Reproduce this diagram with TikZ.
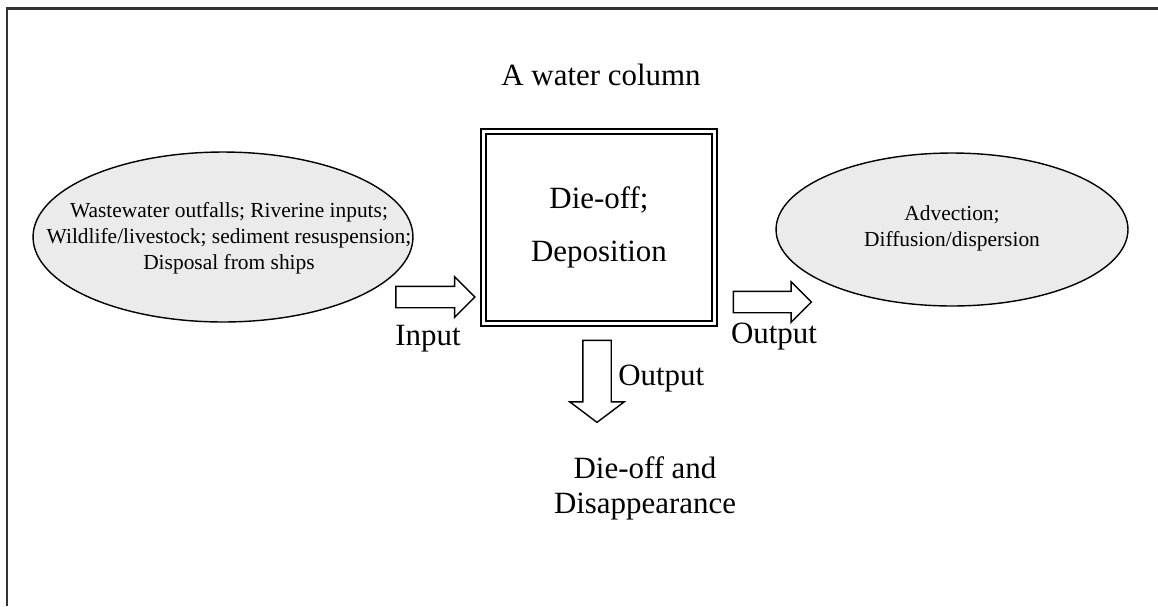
\documentclass[tikz,border=0pt]{standalone}
\usepackage{fontspec}
\setmainfont{Liberation Serif}
\usetikzlibrary{shapes.geometric, shapes.arrows}

\tikzset{
  frameline/.style={line width=1.2pt, draw=black!80},
  sourcebox/.style={ellipse, draw, line width=0.8pt, fill=black!8, inner sep=0pt},
  sourcetext/.style={align=center, inner sep=0pt, font=\fontsize{12.2}{14.7}\selectfont},
  columnbox/.style={rectangle, draw, double, line width=1.1pt, double distance=1.7pt, align=center, font=\fontsize{17.6}{30}\selectfont},
  flowarrow/.style={single arrow, draw, line width=0.8pt, fill=white, inner xsep=0pt, inner ysep=0.2cm, single arrow head extend=0.19cm},
  flowlabel/.style={align=center, inner sep=0pt, font=\fontsize{17.6}{19.8}\selectfont}
}

\begin{document}
\begin{tikzpicture}[x=0.02cm, y=-0.02cm]
    \useasboundingbox (0,0) rectangle (1158,606);
    \draw[frameline] (7,606) -- (7,8.5) -- (1158,8.5); % page frame

    % the water column
    \node[flowlabel, anchor=base] (title) at (601,85) {A water column};
    \node[columnbox, minimum width=4.62cm, minimum height=3.84cm] (column) at (599,227.5) {Die-off;\\Deposition};

    % sources and transport
    \node[sourcebox, minimum width=7.6cm, minimum height=3.4cm] (sources) at (223,237) {};
    \node[sourcetext] (sourcelist) at (229,238) {Wastewater outfalls; Riverine inputs;\\Wildlife/livestock; sediment resuspension;\\Disposal from ships};
    \node[sourcebox, minimum width=7.04cm, minimum height=3.06cm] (transport) at (952,229.5) {};
    \node[sourcetext] (transportlist) at (952,228) {Advection;\\Diffusion/dispersion};

    % block arrows
    \node[flowarrow, minimum height=1.58cm] (inarrow) at (430,297) {};
    \node[flowarrow, minimum height=1.56cm] (outarrow) at (767,302) {};
    \node[flowarrow, minimum height=1.64cm, inner xsep=0.27cm, inner ysep=0pt, single arrow head extend=0.26cm, single arrow tip angle=106, shape border rotate=270] (downarrow) at (597,376) {};

    % labels of the arrows
    \node[flowlabel, anchor=base] (inlabel) at (428,345) {Input};
    \node[flowlabel, anchor=base] (outlabel) at (774,343) {Output};
    \node[flowlabel, anchor=base west] (downlabel) at (618,385) {Output};
    \node[flowlabel] (sink) at (645,488) {Die-off and\\Disappearance};
\end{tikzpicture}
\end{document}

# # # # #

Work to complete: Quote the listing above in full, except for the pictures.

Expected output:
Reproduce this diagram with TikZ.
\documentclass[tikz,border=0pt]{standalone}
\usepackage{fontspec}
\setmainfont{Liberation Serif}
\usetikzlibrary{shapes.geometric, shapes.arrows}

\tikzset{
  frameline/.style={line width=1.2pt, draw=black!80},
  sourcebox/.style={ellipse, draw, line width=0.8pt, fill=black!8, inner sep=0pt},
  sourcetext/.style={align=center, inner sep=0pt, font=\fontsize{12.2}{14.7}\selectfont},
  columnbox/.style={rectangle, draw, double, line width=1.1pt, double distance=1.7pt, align=center, font=\fontsize{17.6}{30}\selectfont},
  flowarrow/.style={single arrow, draw, line width=0.8pt, fill=white, inner xsep=0pt, inner ysep=0.2cm, single arrow head extend=0.19cm},
  flowlabel/.style={align=center, inner sep=0pt, font=\fontsize{17.6}{19.8}\selectfont}
}

\begin{document}
\begin{tikzpicture}[x=0.02cm, y=-0.02cm]
    \useasboundingbox (0,0) rectangle (1158,606);
    \draw[frameline] (7,606) -- (7,8.5) -- (1158,8.5); % page frame

    % the water column
    \node[flowlabel, anchor=base] (title) at (601,85) {A water column};
    \node[columnbox, minimum width=4.62cm, minimum height=3.84cm] (column) at (599,227.5) {Die-off;\\Deposition};

    % sources and transport
    \node[sourcebox, minimum width=7.6cm, minimum height=3.4cm] (sources) at (223,237) {};
    \node[sourcetext] (sourcelist) at (229,238) {Wastewater outfalls; Riverine inputs;\\Wildlife/livestock; sediment resuspension;\\Disposal from ships};
    \node[sourcebox, minimum width=7.04cm, minimum height=3.06cm] (transport) at (952,229.5) {};
    \node[sourcetext] (transportlist) at (952,228) {Advection;\\Diffusion/dispersion};

    % block arrows
    \node[flowarrow, minimum height=1.58cm] (inarrow) at (430,297) {};
    \node[flowarrow, minimum height=1.56cm] (outarrow) at (767,302) {};
    \node[flowarrow, minimum height=1.64cm, inner xsep=0.27cm, inner ysep=0pt, single arrow head extend=0.26cm, single arrow tip angle=106, shape border rotate=270] (downarrow) at (597,376) {};

    % labels of the arrows
    \node[flowlabel, anchor=base] (inlabel) at (428,345) {Input};
    \node[flowlabel, anchor=base] (outlabel) at (774,343) {Output};
    \node[flowlabel, anchor=base west] (downlabel) at (618,385) {Output};
    \node[flowlabel] (sink) at (645,488) {Die-off and\\Disappearance};
\end{tikzpicture}
\end{document}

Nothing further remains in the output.